= Her Husband's Hands =

2011 short story by Adam-Troy Castro

"Her Husband's Hands" is a science fiction short story by Adam-Troy Castro. It was first published in Lightspeed in October 2011.

==Synopsis==

When Rebecca's husband Bob is killed in combat, the Army sends her all that they were able to salvage: his severed hands, with (as is standard) a backup copy of his personality and memories embedded within them. Rebecca must now deal with the fact that her husband has been reduced to a pair of disembodied animate hands with life-support bracelets, sensor patches in the fingertips... and post-traumatic stress disorder.

==Reception==

"Her Husband's Hands" was a finalist for the Nebula Award for Best Short Story in 2011 and the 2011 Bram Stoker Award for Short Fiction; the French translation, "Les mains de son mari", was a finalist for the 2013 Grand prix de l'Imaginaire for foreign-language short fiction.
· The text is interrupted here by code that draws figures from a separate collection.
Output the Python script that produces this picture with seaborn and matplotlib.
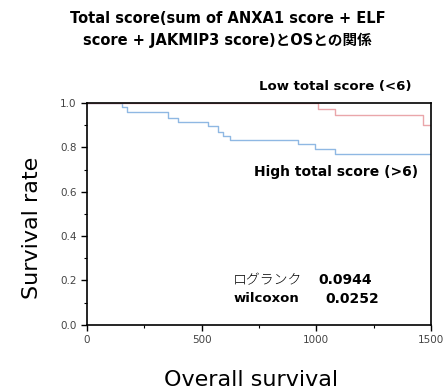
import matplotlib
matplotlib.use("Agg")
import matplotlib.pyplot as plt
from matplotlib.ticker import MultipleLocator, FormatStrFormatter
import pandas as pd
import seaborn as sns

# Kaplan-Meier steps
high_t = [0, 151, 173, 355, 398, 529, 573, 595, 624, 921, 994, 1081, 1500]
high_s = [1.0, 0.98, 0.958, 0.934, 0.916, 0.898, 0.867, 0.852, 0.835, 0.815, 0.793, 0.77, 0.77]
low_t = [0, 1009, 1081, 1467, 1500]
low_s = [1.0, 0.973, 0.946, 0.90, 0.90]

groups = ["High total score (>6)", "Low total score (<6)"]
colors = {"High total score (>6)": "#8fb8e3", "Low total score (<6)": "#eaa6aa"}

title_lines = ["Total score(sum of ANXA1 score + ELF", "score + JAKMIP3 score)とOSとの関係"]
logrank_p = "0.0944"
wilcoxon_p = "0.0252"

df = pd.concat([
    pd.DataFrame({"time": high_t, "surv": high_s, "group": groups[0]}),
    pd.DataFrame({"time": low_t, "surv": low_s, "group": groups[1]}),
])

sns.set_theme(style="white")
plt.rcParams["font.family"] = ["DejaVu Sans", "Noto Sans CJK JP"]
plt.rcParams["text.color"] = "black"
plt.rcParams["axes.labelcolor"] = "black"

fig = plt.figure(figsize=(4.46, 3.9), dpi=100)
ax = fig.add_axes([0.195, 0.167, 0.771, 0.569])

sns.lineplot(data=df, x="time", y="surv", hue="group", palette=colors,
             drawstyle="steps-post", estimator=None, legend=False,
             linewidth=1.0, ax=ax)

ax.set_xlim(0, 1500)
ax.set_ylim(0, 1.0)
ax.xaxis.set_major_locator(MultipleLocator(500))
ax.xaxis.set_minor_locator(MultipleLocator(250))
ax.yaxis.set_major_locator(MultipleLocator(0.2))
ax.yaxis.set_minor_locator(MultipleLocator(0.1))
ax.yaxis.set_major_formatter(FormatStrFormatter("%.1f"))
ax.tick_params(which="major", direction="out", length=4, width=1, colors="black",
               labelsize=7.5, labelcolor="#444444", left=True, bottom=True)
ax.tick_params(which="minor", direction="out", length=2.5, width=0.8, colors="black",
               left=True, bottom=True)
for s in ax.spines.values():
    s.set_color("black")
    s.set_linewidth(1.2)

ax.set_xlabel("Overall survival", fontsize=16)
ax.set_ylabel("Survival rate", fontsize=16)
ax.xaxis.set_label_coords(0.477, -0.205)
ax.yaxis.set_label_coords(-0.131, 0.437)

fig.text(0.51, 0.953, title_lines[0], ha="center", va="center", fontsize=10.5, fontweight="bold")
fig.text(0.51, 0.897, title_lines[1], ha="center", va="center", fontsize=10.5, fontweight="bold")

ax.text(0.945, 1.072, groups[1], transform=ax.transAxes, ha="right", va="center",
        fontsize=9.5, fontweight="bold")
ax.text(0.962, 0.69, groups[0], transform=ax.transAxes, ha="right", va="center",
        fontsize=10, fontweight="bold")

ax.text(0.425, 0.203, "ログランク", transform=ax.transAxes, ha="left", va="center", fontsize=10,
        fontweight="light")
ax.text(0.672, 0.203, logrank_p, transform=ax.transAxes, ha="left", va="center", fontsize=10,
        fontweight="bold")
ax.text(0.425, 0.117, "wilcoxon", transform=ax.transAxes, ha="left", va="center", fontsize=9.5,
        fontweight="bold")
ax.text(0.692, 0.117, wilcoxon_p, transform=ax.transAxes, ha="left", va="center", fontsize=10,
        fontweight="bold")

fig.savefig("out.png", dpi=100)
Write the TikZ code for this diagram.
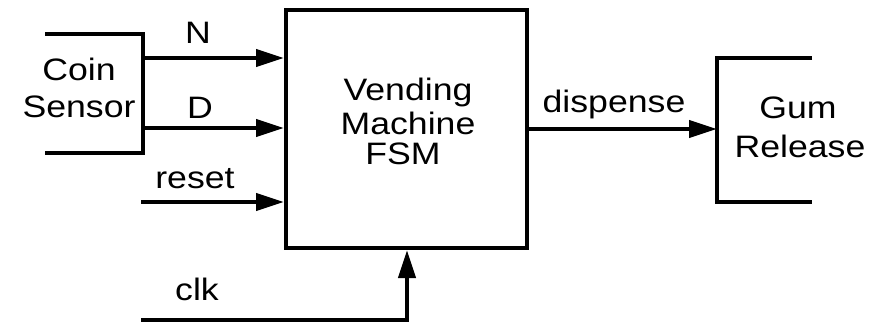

Rachel Swirsky said that she was "awed" by it, and described it as "dark, intensely written, and intimately and compassionately characterized". Locus called it "emotionally devastating". Tangent Online praised it as "dark and delightful", and appreciated the contrast between serious and "outlandish" elements, but admitted to some difficulties with suspension of disbelief — not in terms of the technology that keeps shreds of tissue alive and embedded with human minds, but rather in terms of why the military would go to the trouble of salvaging body parts and embedding them with human personalities, instead of "something more useful, like returning the veterans as small robots or attaching them to animals".